**Short problem**
Among the entries below, which lines run from the line with "Give me the matplotlib source for this chart." through the line with "166.5, 167.2, 167.5, 167.7, 168]"? Retype those, both ends included, exactly and without pictures.

========

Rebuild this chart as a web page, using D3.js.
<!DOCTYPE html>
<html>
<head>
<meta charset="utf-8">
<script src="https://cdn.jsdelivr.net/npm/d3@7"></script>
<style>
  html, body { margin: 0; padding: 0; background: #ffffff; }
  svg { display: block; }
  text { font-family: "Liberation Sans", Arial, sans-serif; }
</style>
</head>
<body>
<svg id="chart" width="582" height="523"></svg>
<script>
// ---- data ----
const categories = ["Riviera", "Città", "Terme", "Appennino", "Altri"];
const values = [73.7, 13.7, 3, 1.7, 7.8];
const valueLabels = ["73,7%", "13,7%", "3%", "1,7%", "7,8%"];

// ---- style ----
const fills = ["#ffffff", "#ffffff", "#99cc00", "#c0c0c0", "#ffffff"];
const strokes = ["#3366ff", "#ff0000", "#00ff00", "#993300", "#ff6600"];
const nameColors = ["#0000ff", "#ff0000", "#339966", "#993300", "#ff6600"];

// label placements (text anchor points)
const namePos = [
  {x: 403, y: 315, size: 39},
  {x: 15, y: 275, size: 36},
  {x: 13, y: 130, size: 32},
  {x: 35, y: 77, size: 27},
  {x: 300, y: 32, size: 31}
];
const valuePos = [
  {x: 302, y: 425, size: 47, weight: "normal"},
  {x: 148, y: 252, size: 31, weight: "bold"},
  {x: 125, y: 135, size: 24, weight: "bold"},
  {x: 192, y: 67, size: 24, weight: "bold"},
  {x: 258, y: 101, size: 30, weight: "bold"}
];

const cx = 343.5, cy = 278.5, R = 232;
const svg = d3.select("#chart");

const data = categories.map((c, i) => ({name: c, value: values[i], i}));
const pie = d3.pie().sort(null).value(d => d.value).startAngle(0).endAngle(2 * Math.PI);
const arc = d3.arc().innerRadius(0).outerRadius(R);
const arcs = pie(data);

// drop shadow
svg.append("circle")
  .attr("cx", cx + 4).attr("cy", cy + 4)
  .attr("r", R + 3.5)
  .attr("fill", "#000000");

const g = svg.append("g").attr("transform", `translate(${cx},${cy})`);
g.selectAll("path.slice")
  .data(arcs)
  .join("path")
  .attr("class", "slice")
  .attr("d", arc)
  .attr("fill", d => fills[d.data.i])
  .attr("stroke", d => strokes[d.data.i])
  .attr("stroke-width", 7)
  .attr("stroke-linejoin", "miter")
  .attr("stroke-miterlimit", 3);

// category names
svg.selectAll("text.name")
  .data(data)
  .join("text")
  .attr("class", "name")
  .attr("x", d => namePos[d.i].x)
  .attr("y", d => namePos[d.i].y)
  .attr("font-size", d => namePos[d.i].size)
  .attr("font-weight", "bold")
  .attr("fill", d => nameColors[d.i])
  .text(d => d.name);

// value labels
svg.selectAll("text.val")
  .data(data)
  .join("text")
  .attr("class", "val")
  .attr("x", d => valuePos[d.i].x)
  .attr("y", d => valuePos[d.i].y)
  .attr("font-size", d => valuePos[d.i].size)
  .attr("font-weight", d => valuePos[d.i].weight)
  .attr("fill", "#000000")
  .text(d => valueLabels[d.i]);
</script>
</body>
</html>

========

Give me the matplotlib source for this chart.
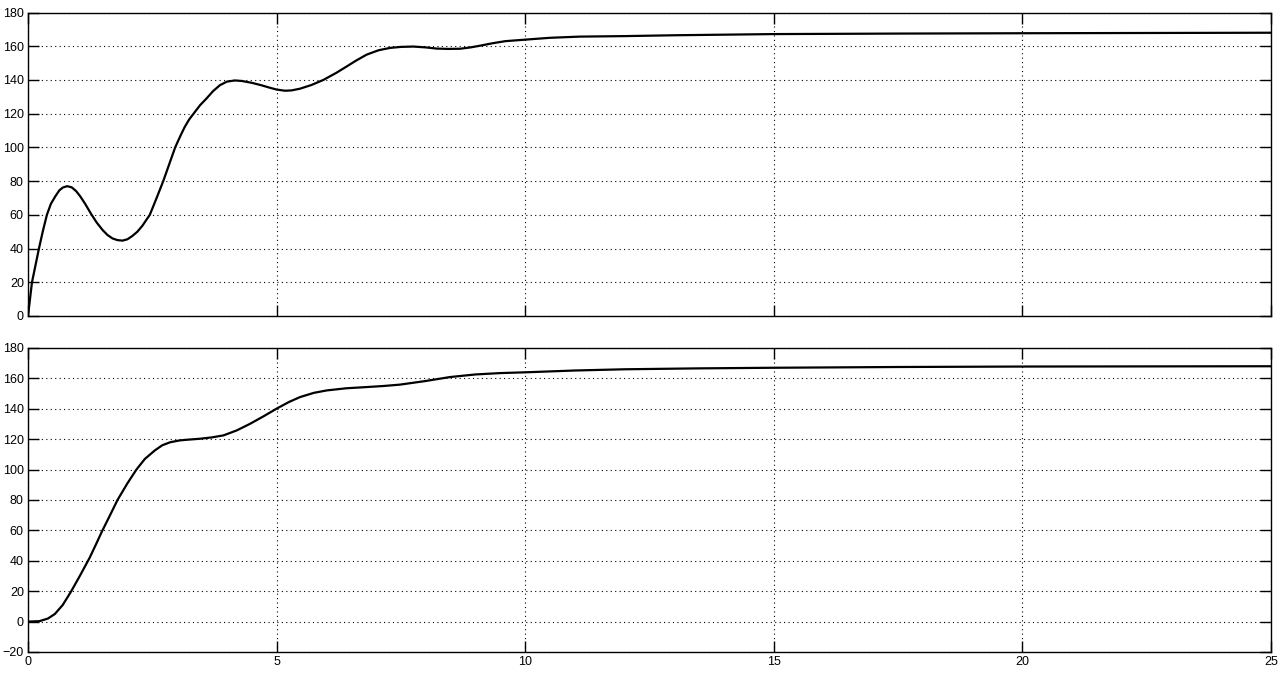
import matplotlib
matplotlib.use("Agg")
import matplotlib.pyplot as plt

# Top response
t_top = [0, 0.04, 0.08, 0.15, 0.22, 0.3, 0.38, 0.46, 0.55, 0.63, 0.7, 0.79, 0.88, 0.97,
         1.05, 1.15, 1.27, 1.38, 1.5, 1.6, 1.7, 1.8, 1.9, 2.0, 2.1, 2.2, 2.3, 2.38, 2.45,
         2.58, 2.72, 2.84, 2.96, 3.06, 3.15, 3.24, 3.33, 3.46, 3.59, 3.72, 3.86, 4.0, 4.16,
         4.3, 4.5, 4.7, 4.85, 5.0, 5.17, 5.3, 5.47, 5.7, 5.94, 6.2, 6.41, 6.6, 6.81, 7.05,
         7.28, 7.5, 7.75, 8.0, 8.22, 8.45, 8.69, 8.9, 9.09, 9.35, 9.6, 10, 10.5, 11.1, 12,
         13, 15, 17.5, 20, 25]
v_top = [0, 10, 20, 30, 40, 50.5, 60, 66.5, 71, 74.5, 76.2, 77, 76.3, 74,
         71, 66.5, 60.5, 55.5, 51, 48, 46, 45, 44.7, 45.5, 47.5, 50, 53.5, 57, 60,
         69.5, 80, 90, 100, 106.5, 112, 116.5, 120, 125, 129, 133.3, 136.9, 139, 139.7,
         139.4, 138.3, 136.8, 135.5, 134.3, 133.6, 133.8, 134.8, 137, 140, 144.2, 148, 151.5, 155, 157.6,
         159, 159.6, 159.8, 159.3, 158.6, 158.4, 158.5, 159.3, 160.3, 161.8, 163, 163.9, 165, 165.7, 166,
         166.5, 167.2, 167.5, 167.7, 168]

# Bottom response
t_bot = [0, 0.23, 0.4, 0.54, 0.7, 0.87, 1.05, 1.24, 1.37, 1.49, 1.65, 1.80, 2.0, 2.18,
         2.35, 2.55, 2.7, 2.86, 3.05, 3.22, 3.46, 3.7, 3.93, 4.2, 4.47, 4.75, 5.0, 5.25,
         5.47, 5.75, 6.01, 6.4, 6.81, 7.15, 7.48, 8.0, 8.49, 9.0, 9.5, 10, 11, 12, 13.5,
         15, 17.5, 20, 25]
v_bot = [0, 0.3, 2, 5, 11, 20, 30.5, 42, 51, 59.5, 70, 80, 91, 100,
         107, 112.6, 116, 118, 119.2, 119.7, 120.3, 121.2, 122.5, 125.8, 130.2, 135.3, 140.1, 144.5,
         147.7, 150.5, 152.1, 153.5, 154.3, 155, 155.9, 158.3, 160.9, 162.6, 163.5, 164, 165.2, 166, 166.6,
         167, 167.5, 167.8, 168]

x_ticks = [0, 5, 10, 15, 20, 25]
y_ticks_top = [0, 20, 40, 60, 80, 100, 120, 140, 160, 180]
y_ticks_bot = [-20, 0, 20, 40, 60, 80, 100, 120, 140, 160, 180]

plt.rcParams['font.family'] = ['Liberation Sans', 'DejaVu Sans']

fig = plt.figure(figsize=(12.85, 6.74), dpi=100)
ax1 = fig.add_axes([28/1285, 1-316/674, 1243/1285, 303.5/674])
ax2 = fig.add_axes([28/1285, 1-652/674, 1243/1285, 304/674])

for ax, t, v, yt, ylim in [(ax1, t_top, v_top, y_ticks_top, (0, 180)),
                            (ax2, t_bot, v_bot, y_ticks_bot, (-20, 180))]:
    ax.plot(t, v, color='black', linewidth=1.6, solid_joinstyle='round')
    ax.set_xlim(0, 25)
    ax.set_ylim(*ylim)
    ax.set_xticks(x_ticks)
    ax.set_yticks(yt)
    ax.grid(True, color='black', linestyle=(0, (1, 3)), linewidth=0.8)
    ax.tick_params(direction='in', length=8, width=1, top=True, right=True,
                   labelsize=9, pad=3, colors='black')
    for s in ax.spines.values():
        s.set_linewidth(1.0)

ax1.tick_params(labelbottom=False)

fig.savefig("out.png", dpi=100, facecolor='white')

========

**Answer to the exercise**
Give me the matplotlib source for this chart.
import matplotlib
matplotlib.use("Agg")
import matplotlib.pyplot as plt

# Top response
t_top = [0, 0.04, 0.08, 0.15, 0.22, 0.3, 0.38, 0.46, 0.55, 0.63, 0.7, 0.79, 0.88, 0.97,
         1.05, 1.15, 1.27, 1.38, 1.5, 1.6, 1.7, 1.8, 1.9, 2.0, 2.1, 2.2, 2.3, 2.38, 2.45,
         2.58, 2.72, 2.84, 2.96, 3.06, 3.15, 3.24, 3.33, 3.46, 3.59, 3.72, 3.86, 4.0, 4.16,
         4.3, 4.5, 4.7, 4.85, 5.0, 5.17, 5.3, 5.47, 5.7, 5.94, 6.2, 6.41, 6.6, 6.81, 7.05,
         7.28, 7.5, 7.75, 8.0, 8.22, 8.45, 8.69, 8.9, 9.09, 9.35, 9.6, 10, 10.5, 11.1, 12,
         13, 15, 17.5, 20, 25]
v_top = [0, 10, 20, 30, 40, 50.5, 60, 66.5, 71, 74.5, 76.2, 77, 76.3, 74,
         71, 66.5, 60.5, 55.5, 51, 48, 46, 45, 44.7, 45.5, 47.5, 50, 53.5, 57, 60,
         69.5, 80, 90, 100, 106.5, 112, 116.5, 120, 125, 129, 133.3, 136.9, 139, 139.7,
         139.4, 138.3, 136.8, 135.5, 134.3, 133.6, 133.8, 134.8, 137, 140, 144.2, 148, 151.5, 155, 157.6,
         159, 159.6, 159.8, 159.3, 158.6, 158.4, 158.5, 159.3, 160.3, 161.8, 163, 163.9, 165, 165.7, 166,
         166.5, 167.2, 167.5, 167.7, 168]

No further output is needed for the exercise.